Untuk mencapai tujuan ini, Santos Pais merekomendasikan penyelesaian dari Strategi dan Rencana Aksi Nasional tentang kekerasan terhadap anak, dengan menggarisbawahi bahwa 90 negara di dunia telah memiliki strategi dan rencana aksi tentang hal ini.

Bagian penting dari kesuksesan langkah ini adalah dengan melibatkan orang muda atau anak-anak dalam pengembangan dan implementasinya.

Lebih lanjut, dirinya menyambut langkah Indonesia yang telah melarang segala bentuk kekerasan terhadap anak termasuk di institusi, di masyarakat, dan di sekolah.

Namun, dirinya menyayangkan bahwa sampai saat ini belum ada undang-undang yang secara jelas melarang hukuman fisik di dalam rumah tangga.

Dia mendorong Pemerintah untuk bergabung dengan 45 negara yang telah memiliki undang-undang yang secara komprehensif melarang kekerasan terhadap anak dalam bentuk apapun.

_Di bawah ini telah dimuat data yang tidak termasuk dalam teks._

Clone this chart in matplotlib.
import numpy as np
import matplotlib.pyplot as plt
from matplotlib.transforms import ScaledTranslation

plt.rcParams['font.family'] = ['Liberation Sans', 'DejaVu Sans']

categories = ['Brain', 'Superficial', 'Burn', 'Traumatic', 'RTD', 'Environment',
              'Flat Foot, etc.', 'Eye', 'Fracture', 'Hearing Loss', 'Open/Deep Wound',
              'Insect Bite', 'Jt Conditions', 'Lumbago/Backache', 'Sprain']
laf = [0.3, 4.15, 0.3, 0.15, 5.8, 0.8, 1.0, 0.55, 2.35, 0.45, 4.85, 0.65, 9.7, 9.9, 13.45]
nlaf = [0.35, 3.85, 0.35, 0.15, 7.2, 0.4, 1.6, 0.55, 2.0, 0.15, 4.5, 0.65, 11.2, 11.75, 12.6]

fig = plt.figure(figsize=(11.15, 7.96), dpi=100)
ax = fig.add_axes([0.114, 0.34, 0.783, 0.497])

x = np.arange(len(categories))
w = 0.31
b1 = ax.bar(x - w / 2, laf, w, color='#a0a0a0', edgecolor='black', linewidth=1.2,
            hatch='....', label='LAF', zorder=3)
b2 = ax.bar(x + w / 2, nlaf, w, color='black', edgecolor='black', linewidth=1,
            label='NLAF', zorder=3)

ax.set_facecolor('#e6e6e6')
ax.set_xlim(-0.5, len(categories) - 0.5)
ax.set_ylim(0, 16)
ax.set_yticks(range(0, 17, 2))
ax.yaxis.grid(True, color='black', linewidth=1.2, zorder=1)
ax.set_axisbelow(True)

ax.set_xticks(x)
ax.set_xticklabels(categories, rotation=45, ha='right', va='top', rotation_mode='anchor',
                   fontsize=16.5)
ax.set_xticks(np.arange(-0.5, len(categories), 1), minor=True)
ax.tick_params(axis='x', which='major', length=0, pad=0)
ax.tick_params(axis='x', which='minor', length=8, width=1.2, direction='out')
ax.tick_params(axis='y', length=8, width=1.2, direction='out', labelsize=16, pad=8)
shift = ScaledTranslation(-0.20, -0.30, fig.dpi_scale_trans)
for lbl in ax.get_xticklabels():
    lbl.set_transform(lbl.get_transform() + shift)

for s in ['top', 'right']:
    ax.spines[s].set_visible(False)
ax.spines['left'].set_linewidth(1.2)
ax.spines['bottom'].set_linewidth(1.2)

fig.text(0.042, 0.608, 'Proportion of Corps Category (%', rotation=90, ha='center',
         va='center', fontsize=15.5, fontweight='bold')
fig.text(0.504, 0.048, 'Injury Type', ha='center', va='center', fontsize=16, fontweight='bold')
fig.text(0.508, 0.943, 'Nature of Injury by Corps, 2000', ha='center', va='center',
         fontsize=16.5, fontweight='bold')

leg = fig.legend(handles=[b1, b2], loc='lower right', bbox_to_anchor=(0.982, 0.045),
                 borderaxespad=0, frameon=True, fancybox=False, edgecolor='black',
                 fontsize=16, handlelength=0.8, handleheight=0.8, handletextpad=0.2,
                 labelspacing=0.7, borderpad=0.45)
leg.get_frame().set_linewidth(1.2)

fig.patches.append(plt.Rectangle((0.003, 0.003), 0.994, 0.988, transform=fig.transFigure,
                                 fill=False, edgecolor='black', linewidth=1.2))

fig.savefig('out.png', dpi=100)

Mengacu pada pelajaran yang didapatkan dari negara lain, Santos Pais menekankan pentingnya memulai pembahasan terbuka di masyarakat tentang dampak negatif dari kekerasan terhadap anak dengan mengambil contoh tindakan yang dilakukan Swedia

“Misalnya di Swedia – yang merupakan negara pertama yang melarang kekerasan terhadap anak di tahun 1979 – perundang-undangan yang baru disertai dengan diskusi yang intensif tentang bagaimana perilaku kekerasan terhadap anak bisa dihindari. Lebih jauh lagi, keluarga membutuhkan dukungan untuk mengetahui bagaimana membesarkan anak dengan baik tanpa menggunakan kekerasan,” ujarnya.

Saat ini tidak ada data nasional yang memberikan gambaran seberapa parahnya kekerasan terhadap anak di Indonesia.

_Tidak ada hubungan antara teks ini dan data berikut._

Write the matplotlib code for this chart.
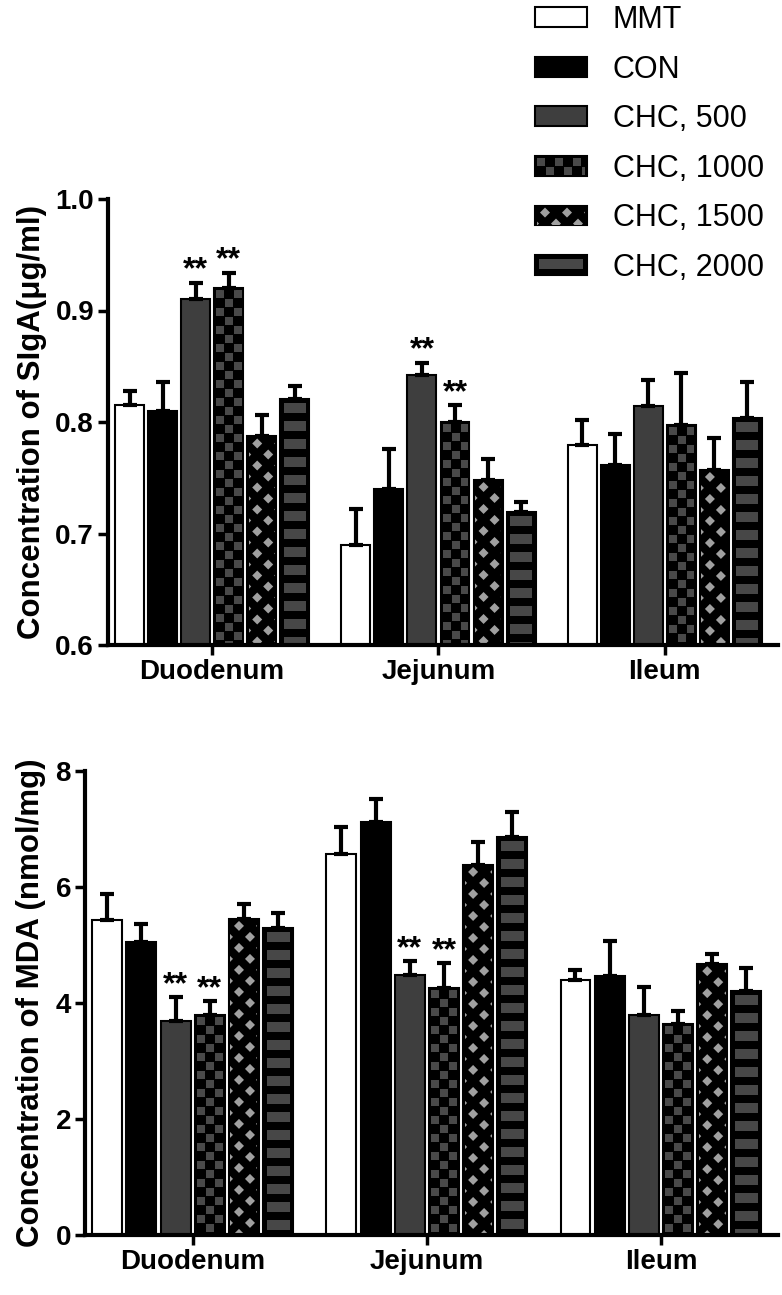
import matplotlib
matplotlib.use("Agg")
import matplotlib.pyplot as plt
import numpy as np
from matplotlib.patches import Rectangle, Polygon
from matplotlib.transforms import IdentityTransform, Bbox

plt.rcParams['font.family'] = ['Liberation Sans', 'DejaVu Sans']
plt.rcParams['font.weight'] = 'bold'

groups = ['Duodenum', 'Jejunum', 'Ileum']
series = ['MMT', 'CON', 'CHC, 500', 'CHC, 1000', 'CHC, 1500', 'CHC, 2000']

# rows = series, columns = groups
siga_mean = [[0.815, 0.690, 0.779],
             [0.810, 0.740, 0.761],
             [0.910, 0.842, 0.814],
             [0.920, 0.800, 0.797],
             [0.787, 0.748, 0.757],
             [0.821, 0.719, 0.804]]
siga_err = [[0.013, 0.032, 0.023],
            [0.026, 0.036, 0.028],
            [0.015, 0.011, 0.024],
            [0.014, 0.015, 0.047],
            [0.019, 0.019, 0.029],
            [0.011, 0.009, 0.032]]
siga_sig = [(2, 0), (3, 0), (2, 1), (3, 1)]

mda_mean = [[5.43, 6.57, 4.40],
            [5.05, 7.12, 4.47],
            [3.69, 4.48, 3.79],
            [3.79, 4.26, 3.64],
            [5.45, 6.38, 4.67],
            [5.29, 6.86, 4.21]]
mda_err = [[0.45, 0.46, 0.17],
           [0.31, 0.39, 0.60],
           [0.41, 0.24, 0.49],
           [0.24, 0.43, 0.22],
           [0.26, 0.40, 0.17],
           [0.26, 0.43, 0.39]]
mda_sig = [(2, 0), (3, 0), (2, 1), (3, 1)]

faces = ['white', 'black', '#3e3e3e', 'black', 'black', 'black']
kinds = [None, None, None, 'checker', 'diamond', 'stripe']

W, H = 782, 1295
fig = plt.figure(figsize=(W / 100, H / 100), dpi=100)


def px_axes(left, top, right, bottom):
    return fig.add_axes([left / W, 1 - bottom / H, (right - left) / W, (bottom - top) / H])


def fill_pattern(parent, kind, x0, y0, x1, y1, zorder):
    """Draw a Prism-like fill pattern inside a pixel box (display coords)."""
    clip = Bbox([[x0 + 1.5, y0], [x1 - 1.5, y1 - 1.5]])
    arts = []
    if kind == 'checker':
        cell = 9
        nr = int((y1 - y0) / cell) + 2
        nc = int((x1 - x0) / cell) + 2
        for r in range(nr):
            for c in range(nc):
                if (r + c) % 2 == 0:
                    arts.append(Rectangle((x0 + 2 + c * cell, y1 - 2 - (r + 1) * cell + 1),
                                          cell - 1, cell - 1, facecolor='#494949', edgecolor='none'))
    elif kind == 'diamond':
        d, rad = 11, 5
        nr = int((y1 - y0) / d) + 2
        for j in range(nr):
            yc = y1 - 7 - j * d
            for k in range(-2, int((x1 - x0) / d) + 3):
                if (j + k) % 2:
                    continue
                xc = x0 + 10 + k * d
                arts.append(Polygon([(xc - rad, yc), (xc, yc + rad), (xc + rad, yc), (xc, yc - rad)],
                                    closed=True, facecolor='#a0a0a0', edgecolor='none'))
    elif kind == 'stripe':
        period, gh = 18, 10
        nr = int((y1 - y0) / period) + 2
        for j in range(nr):
            yt = y1 - 4 - j * period
            arts.append(Rectangle((x0 + 3.5, yt - gh), x1 - x0 - 7, gh,
                                  facecolor='#474747', edgecolor='none'))
    for a in arts:
        a.set_transform(IdentityTransform())
        a.set_zorder(zorder)
        parent.add_artist(a)
        a.set_clip_path(None)
        a.set_clip_box(clip)
        a.set_clip_on(True)


pitch, bw = 0.146, 0.128


def draw_panel(ax, means, errs, sig, ylim, yticks, ylabels, ylabel, labelpad):
    x = np.arange(len(groups))
    ax.set_xlim(-0.46, 2.5)
    ax.set_ylim(*ylim)
    for i in range(len(series)):
        pos = x + (i - 2.5) * pitch
        ax.bar(pos, means[i], width=bw, color=faces[i], edgecolor='black',
               linewidth=1.5, zorder=2)
        ax.errorbar(pos, means[i], yerr=[np.zeros(len(groups)), errs[i]], fmt='none',
                    ecolor='black', elinewidth=3, capsize=5, capthick=3, zorder=4)
        if kinds[i]:
            for p, m in zip(pos, means[i]):
                (bx0, by0), (bx1, by1) = ax.transData.transform(
                    [(p - bw / 2, ylim[0]), (p + bw / 2, m)])
                fill_pattern(ax, kinds[i], bx0, by0, bx1, by1, 2.5)
    for i, g in sig:
        p = g + (i - 2.5) * pitch
        ax.annotate('**', (p, means[i][g] + errs[i][g]), xytext=(0, -2),
                    textcoords='offset points', ha='center', va='bottom',
                    fontsize=23, fontweight='bold', zorder=5)
    for s in ['top', 'right']:
        ax.spines[s].set_visible(False)
    for s in ['left', 'bottom']:
        ax.spines[s].set_linewidth(3)
    ax.set_xticks(x)
    ax.set_xticklabels(groups)
    ax.set_yticks(yticks)
    ax.set_yticklabels(ylabels)
    ax.tick_params(width=2.5, length=7, labelsize=20, pad=3)
    ax.set_ylabel(ylabel, fontsize=22.5, fontweight='bold', labelpad=labelpad)


ax1 = px_axes(108, 199, 778, 645)
ax2 = px_axes(85, 771, 778, 1235)

draw_panel(ax1, siga_mean, siga_err, siga_sig, (0.6, 1.0),
           [0.6, 0.7, 0.8, 0.9, 1.0], ['0.6', '0.7', '0.8', '0.9', '1.0'],
           'Concentration of SIgA(μg/ml)', 6)
draw_panel(ax2, mda_mean, mda_err, mda_sig, (0, 8),
           [0, 2, 4, 6, 8], ['0', '2', '4', '6', '8'],
           'Concentration of MDA (nmol/mg)', 7)

handles = [Rectangle((0, 0), 1, 1, facecolor=faces[i], edgecolor='black', linewidth=1.5)
           for i in range(len(series))]
leg = fig.legend(handles, series, loc='upper left', bbox_to_anchor=(535 / W, 1 - 5 / H),
                 frameon=False, prop={'weight': 'normal', 'size': 22},
                 handlelength=1.70, handleheight=0.62, labelspacing=0.64,
                 handletextpad=0.85, borderpad=0, borderaxespad=0)

fig.canvas.draw()
for h, kind in zip(leg.legend_handles, kinds):
    if kind:
        bb = h.get_window_extent()
        fill_pattern(fig, kind, bb.x0, bb.y0, bb.x1, bb.y1, 6)

fig.savefig('out.png', dpi=100)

Namun studi yang telah ada menunjukkan bahwa kekerasan adalah realitas yang tersembunyi yang dialami oleh banyak sekali dari seluruh anak Indonesia yang berjumlah 80 juta orang.

Menurut Global School-based Student Health Survey (GSHS), atau survei kesehatan global berbasis sekolah, di tahun 2007 sekitar 40 persen murid berusia 13-15 tahun di Indonesia melaporkan telah diserang secara fisik selama 12 bulan terakhir di sekolah mereka.

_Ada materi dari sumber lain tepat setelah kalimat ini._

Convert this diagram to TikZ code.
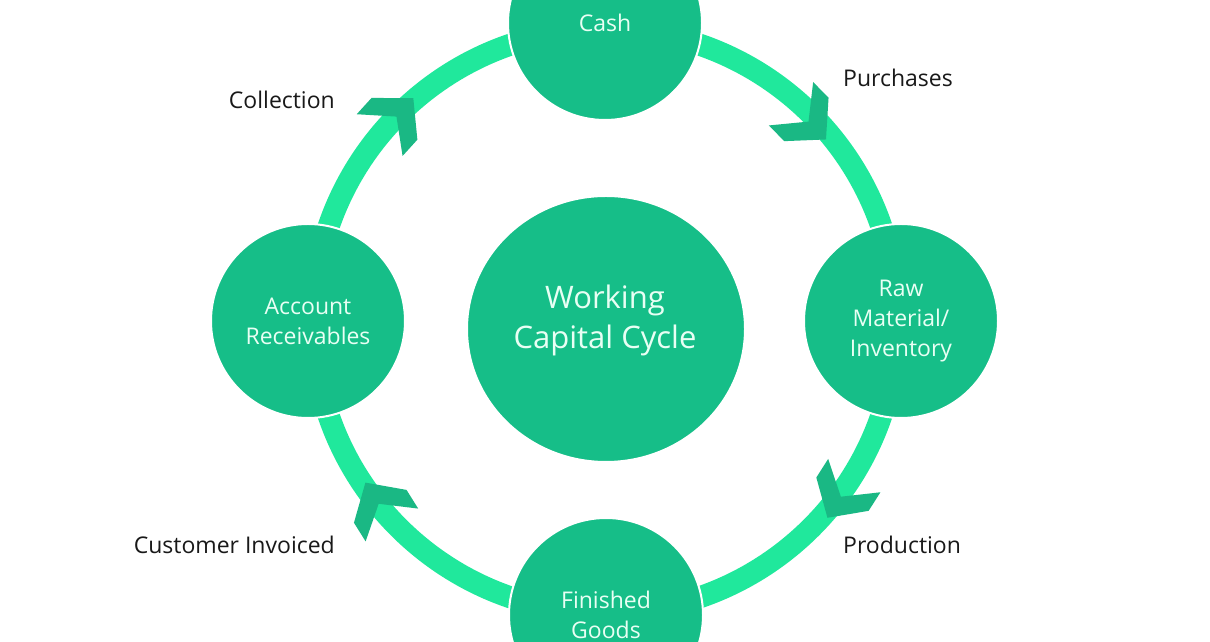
\documentclass[tikz,border=0pt]{standalone}
\usepackage{fontspec}
\setmainfont{Open Sans}
\usetikzlibrary{shapes.geometric}
\definecolor{ringgreen}{RGB}{32,232,156}
\definecolor{discgreen}{RGB}{22,190,136}
\definecolor{chevgreen}{RGB}{26,184,132}
\definecolor{disctext}{RGB}{232,255,244}
\definecolor{labeltext}{RGB}{25,25,25}
\tikzset{
  ringline/.style={draw=ringgreen,line width=22pt},
  chevron/.style={fill=chevgreen,draw=none},
  disc/.style={circle,fill=discgreen,draw=white,line width=2pt,inner sep=0pt,minimum size=194pt,
    text=disctext,font=\fontsize{23}{30}\selectfont,align=center},
  bigdisc/.style={ellipse,fill=discgreen,draw=white,line width=2pt,inner sep=0pt,
    minimum width=278pt,minimum height=266pt},
  bigtext/.style={text=disctext,font=\fontsize{31}{40}\selectfont,align=center,inner sep=0pt},
  lbl/.style={text=labeltext,font=\fontsize{23}{26}\selectfont,inner sep=0pt}
}
% #1 = angle of the tip on the ring, #2 = radius of the tip, #3 = extra turn
\newcommand\chevat[3]{%
  \begin{scope}[shift={(O)},rotate=#1]
    \begin{scope}[rotate around={#3:(#2,0)}]
    \fill[chevron] (#2,0) -- ++(31,28) -- ++(0,22) -- ++(-31,-25) -- ++(-31,25) -- ++(0,-22) -- cycle;
    \end{scope}
  \end{scope}}
\begin{document}
\begin{tikzpicture}[x=1pt,y=1pt]
\useasboundingbox[fill=white] (0,0) rectangle (1210,642);
\coordinate (O) at (605,321);
\draw[ringline] (O) circle[radius=292];
\chevat{39.4}{286}{5}
\chevat{-41.5}{297}{9}
\chevat{214}{289}{-2}
\chevat{130.7}{294}{7}
\node[bigdisc] (wcc) at (606,313) {};
\node[bigtext] (wcct) at (605,322) {Working\\Capital Cycle};
\node[disc] (cash) at (605,619) {Cash};
\node[disc] (raw) at (901,321) {Raw\\Material/\\Inventory};
\node[disc] (ar) at (308,321) {Account\\Receivables};
\node[disc] (fg) at (606,27) {Finished\\Goods};
\node[lbl,anchor=west] (pur) at (843,564) {Purchases};
\node[lbl,anchor=east] (col) at (335,542) {Collection};
\node[lbl,anchor=west] (prod) at (843,97) {Production};
\node[lbl,anchor=east] (ci) at (335,97) {Customer Invoiced};
\end{tikzpicture}
\end{document}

Ini adalah salah satu angka yang tertinggi di Indonesia. Setengah dari anak-anak yang disurvei melaporkan telah mengalami perundungan (bully) di sekolah, sementara 56 persen anak laki-laki dan 29 persen anak perempuan di institusi – termasuk panti asuhan, pusat rehabilitasi, pesantren dan asrama serta tempat tahanan anak-anak – melaporkan telah mengalami kekerasan fisik.

Namun hanya sedikit dari anak-anak yang menjadi korban kekerasan di Indonesia mendapatkan bantuan profesional.

Selama kunjungannya ke Indonesia yang dimulai hari Senin, Marta Santos Pais telah bertemu dengan anggota DPR Ledia Hanifa dan Menteri Perencanaan Pembangunan Nasional Andrinof Chaniago.

Dirinya juga berpartisipasi dalam diskusi tentang kekerasan terhadap anak bersama perwakilan dari BAPPENAS. Dia juga berbicara di Universitas Indonesia dan bertemu dengan beberapa organisasi kemasyarakatan serta organisasi orang muda.

Pada hari Jumat dia akan berpartisipasi dalam dialog bersama ASEAN Commission on the Rights of Women and Children (Komisi ASEAN tentang Hak Perempuan dan Anak).

Sebagai informasi Marta Santos Pais ditunjuk menjadi Perwakilan Khusus Sekretaris Jenderal dalam hal Kekerasan terhadap Anak pada bulan September 2009.

Dengan lebih dari 30 tahun pengalaman di bidang hak asasi manusia, dan keterlibatan di Persatuan Bangsa-Bangsa serta proses antar-pemerintahan, dia memajukan tindakan pencegahan dan mengakhiri semua bentuk kekerasan terhadap anak di sistem peradilan, rumah tangga, tempat rawatan alternatif, sekolah serta masyarakat.

Sebelum pengangkatannya ke posisi Perwakilan Khusus Sekretaris Jenderal dalam hal Kekerasan Terhadap Anak, Marta Santos Pais adalah direktur UNICEF Innocenti Research Centre sejak 2001.

Dia bergabung dengan UNICEF pada tahun 1997 sebagai Direktur Evaluasi, Kebijakan dan Perencanaan. Sebelumnya dia adalah Rapporteur dari Komite Hak-hak Anak dan Wakil Ketua Komite Koordinasi Kebijakan Anak di Dewan Eropa.